Emotional Design: The Hardest Lesson
One of Zizi’s biggest challenges is emotional design—making audiences feel something through tech content. She experiments with sound design, lighting, and editing, but admits it’s a skill she’s still mastering.
“Creating emotional atmosphere is really difficult. If any part of the process fails—sound, edit, acting—the project won’t come together.”
She studies horror films to understand sound’s power, explores transitions for emotional impact, and debates with herself about the right tools for each message. For her, the art lies in choosing the right instrument—color, lens, music, mise-en-scène—to tell the story effectively.
Client Work vs. Personal Projects: Balancing Survival and Joy
Like many creatives, Zizi navigates the tension between client expectations and personal vision. Clients often resist abstract or emotional storytelling, fearing audiences won’t understand. But Zizi insists simplicity and authenticity resonate more than jargon.
To protect her joy, she funds organic projects each year—videos made purely for herself and her team. These projects remind her of the core rule: enjoy the process.
“If I ever walk into the studio upset, my teammates remind me: Zizi, you were supposed to enjoy this.”
This principle—play as the foundation of work—anchors her against burnout, rejection, and compromise.
The Philosophy of Play
Throughout the interview, one theme keeps resurfacing: play.
For Zizi, storytelling is play. Observation is play. Editing is play. Even managing a studio—though often stressful—is framed as an extension of that childhood longing to “find people like me and create something together.”
Her analogy is powerful: content creation as a playground of ideas, where writing, directing, and editing merge into games of discovery. The challenge is to preserve that playfulness while systematizing it for growth.
Broader Lessons for Creators
Zizi’s journey offers insights for anyone navigating creativity in the digital age:
- Platforms democratize storytelling. Cinema may be inaccessible, but YouTube and Instagram provide immediate entry points.
- Play fuels discipline. By systematizing play through frameworks like the Content Form, creators can scale without losing authenticity.
- Observation breeds empathy. Creativity is not isolationist—it thrives on listening to others, noticing small details, and translating them into meaningful narratives.
- Rejections are not roadblocks. Zizi’s story shows how setbacks in cinema and short films redirected her toward a medium where her voice resonates more strongly.
- Enjoy the journey. Perhaps the most radical lesson is that joy—not perfection, not fame, not even success—is the ultimate goal.
Conclusion: A Voice for a Generation
Today, Zizi Salimi is more than a YouTuber or tech blogger. She is a storyteller who has redefined how Persian audiences engage with technology.

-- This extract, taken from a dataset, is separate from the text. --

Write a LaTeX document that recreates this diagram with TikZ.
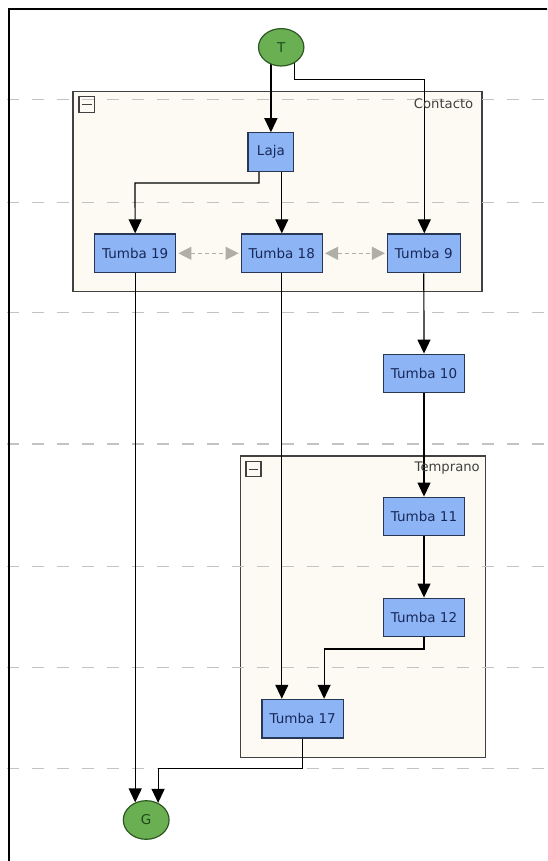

She has proven that even in unlikely spaces—like a phone review or a smart washing machine demo—narrative, empathy, and emotion can thrive.
Her journey from a withdrawn child in a religious household to a confident studio leader reflects the transformative power of creativity. By treating content creation as both play and craft, she inspires a generation of digital natives to believe that storytelling is not confined to cinema or literature. It can live in a smartphone ad, a YouTube tutorial, or a short Instagram clip.
Above all, Zizi’s voice is a reminder: creativity must remain joyful. It is in joy—in the play of observation, in the thrill of discovery, in the laughter of a team arguing over lighting—that storytelling finds its truest power.